No actual cry points. A couple close ones, mostly Mippen related.
We talked a lot yesterday about the absence of mothers in LOTR. The conversation started with one person asking, "Elrond is such a dick, clearly hates men, and has daughter issues...why are they trusting him? I kept waiting for him to betray them all."
So I explained about what happened to Elrond's wife (and brother), and how he's a little bitter and doesn't want to lose Arwen also, and that kicked off a "Yeah, all the mothers, including the Entwives, are missing." So gender issues, sure, in this story. But Tolkein was writing a skaldic lay, where the men are the ones who go out into the world and do things. And, more tellingly IMO, in the Appendices and Silmarillion and other writings, it's clear that he was fully aware of just how much pain and suffering the women bore, how much the strength of women like Aragorn's mother contributed to the eventual victory, how much Denethor and Elrond were affected by the loss of their wives. The Ents aren't functional without the Entwives.
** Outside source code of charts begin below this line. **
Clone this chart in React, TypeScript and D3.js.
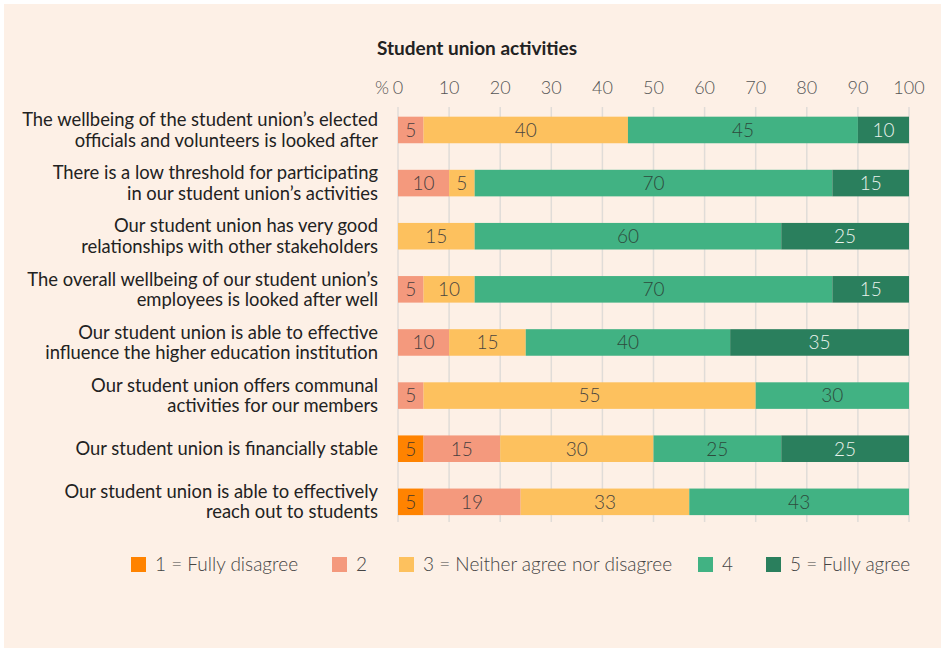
import * as d3 from 'd3'

const title = 'Student union activities'

const statements: string[][] = [
  ['The wellbeing of the student union’s elected', 'officials and volunteers is looked after'],
  ['There is a low threshold for participating', 'in our student union’s activities'],
  ['Our student union has very good', 'relationships with other stakeholders'],
  ['The overall wellbeing of our student union’s', 'employees is looked after well'],
  ['Our student union is able to effective', 'influence the higher education institution'],
  ['Our student union offers communal', 'activities for our members'],
  ['Our student union is financially stable'],
  ['Our student union is able to effectively', 'reach out to students'],
]

const levels = ['1 = Fully disagree', '2', '3 = Neither agree nor disagree', '4', '5 = Fully agree']

// share (%) per answer level, one entry per statement
const fullyDisagree = [0, 0, 0, 0, 0, 0, 5, 5]
const disagree = [5, 10, 0, 5, 10, 5, 15, 19]
const neutral = [40, 5, 15, 10, 15, 65, 30, 33]
const agree = [45, 70, 60, 70, 40, 30, 25, 43]
const fullyAgree = [10, 15, 25, 15, 35, 0, 25, 0]

// the source prints 55 on the neutral segment of row 6, though it is drawn 65 wide
const neutralPrinted = [40, 5, 15, 10, 15, 55, 30, 33]

const xTicks = [0, 10, 20, 30, 40, 50, 60, 70, 80, 90, 100]

const colors = ['#ff8300', '#f4997d', '#fdc15e', '#41b283', '#2a7f5d']
const labelColors = ['#4a3a2a', '#4a4040', '#4a4540', '#2d4a3c', '#e9f2ec']

const W = 944
const H = 650

export default function App() {
  const series = [fullyDisagree, disagree, neutral, agree, fullyAgree]
  const printed = [fullyDisagree, disagree, neutralPrinted, agree, fullyAgree]
  const rows = statements.map((_, i) => String(i))

  const x = d3.scaleLinear().domain([0, 100]).range([398, 909])
  const y = d3.scaleBand().domain(rows).range([103.4, 528.4]).paddingInner(0.5).paddingOuter(0.25)

  const legendX = [131, 332, 399, 698, 766]
  const lineGap = 20.4

  return (
    <svg width={W} height={H} style={{ position: 'absolute', left: 0, top: 0 }} fontFamily="Lato">
      <rect x={0} y={0} width={W} height={H} fill="#ffffff" />
      <rect x={4} y={4} width={937} height={644} fill="#fdf0e6" />

      <text x={477} y={55} textAnchor="middle" fontSize={19} fontWeight={700} fill="#222">
        {title}
      </text>

      {/* axis labels */}
      <text x={389} y={94} textAnchor="end" fontSize={18} fontWeight={300} fill="#555">
        %
      </text>
      {xTicks.map((t) => (
        <text key={t} x={x(t)} y={94} textAnchor="middle" fontSize={18} fontWeight={300} fill="#555">
          {t}
        </text>
      ))}

      {/* gridlines */}
      {xTicks.map((t) => (
        <line key={t} x1={x(t)} x2={x(t)} y1={107} y2={522} stroke="#e0dcd8" strokeWidth={1.5} />
      ))}

      {/* bars */}
      {rows.map((r, i) => {
        let acc = 0
        const by = y(r) as number
        const bh = y.bandwidth()
        return (
          <g key={r}>
            {series.map((s, k) => {
              const v = s[i]
              const x0 = acc
              acc += v
              if (!v) return null
              const x1 = acc
              return (
                <g key={k}>
                  <rect x={x(x0)} y={by} width={x(x1) - x(x0)} height={bh} fill={colors[k]} />
                  <text
                    x={(x(x0) + x(x1)) / 2}
                    y={by + bh / 2}
                    dy="0.36em"
                    textAnchor="middle"
                    fontSize={19}
                    fontWeight={300}
                    fill={labelColors[k]}
                  >
                    {printed[k][i]}
                  </text>
                </g>
              )
            })}
          </g>
        )
      })}

      {/* category labels, one text per line */}
      {statements.map((lines, i) => {
        const cy = (y(String(i)) as number) + y.bandwidth() / 2
        const top = cy - ((lines.length - 1) * lineGap) / 2
        return lines.map((l, j) => (
          <text
            key={`${i}-${j}`}
            x={378}
            y={top + j * lineGap}
            dy="0.35em"
            textAnchor="end"
            fontSize={18.4}
            fill="#222"
          >
            {l}
          </text>
        ))
      })}

      {/* legend */}
      {levels.map((l, k) => (
        <g key={l} transform={`translate(${legendX[k]},557)`}>
          <rect width={15} height={15} fill={colors[k]} />
          <text x={24} y={7.5} dy="0.36em" fontSize={19} fontWeight={300} fill="#444">
            {l}
          </text>
        </g>
      ))}
    </svg>
  )
}
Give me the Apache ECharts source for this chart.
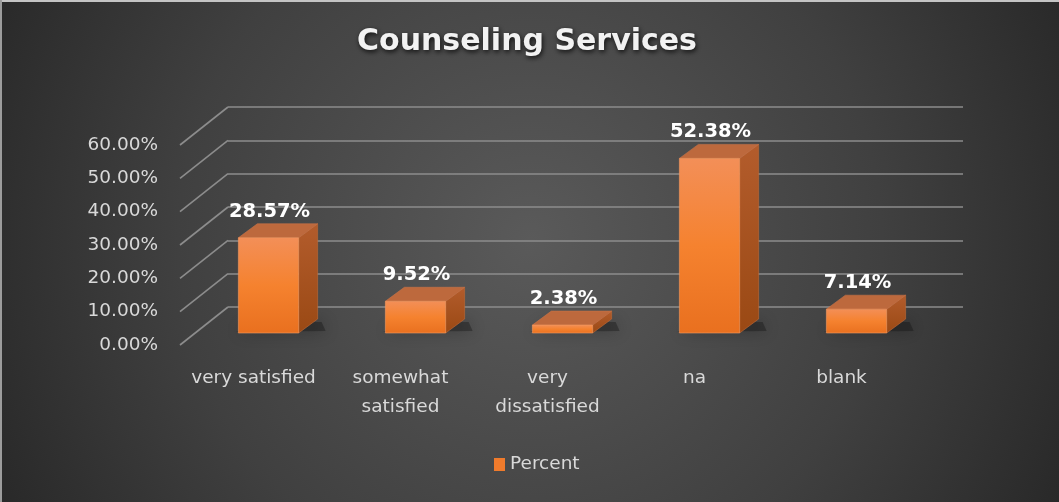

And you also have the Lay of Luthien, where she's a complete hero.
Shelob being female is zoologically accurate.
In other words, I've always felt that criticizing LOTR for lack of strong female or good female characters is a bit like criticizing a war movie for same. No one criticized Saving Private Ryan for lacking female characters. LOTR is the war story of Middle-Earth.
In one of the History of Middle Earth books, there's a great quote from Gandalf about Frodo and Sam:
Oh, now THERE GO THE ALLERGIES AGAIN!
ihsk
I was out to dinner with my parents, brother, and his girlfriend last night. None of them have seen Rotk yet. It was well nigh impossible for me not to talk about the movie, so I tried to keep it to trivia and TTT EE stuff. I HAD to tell them there was no Scouring - I really think they needed to know that before going in (my mom used to reread the trilogy every fall).
There was much discussion of how I've taken over the sci-fi/fantasy geekship of the family from my brother.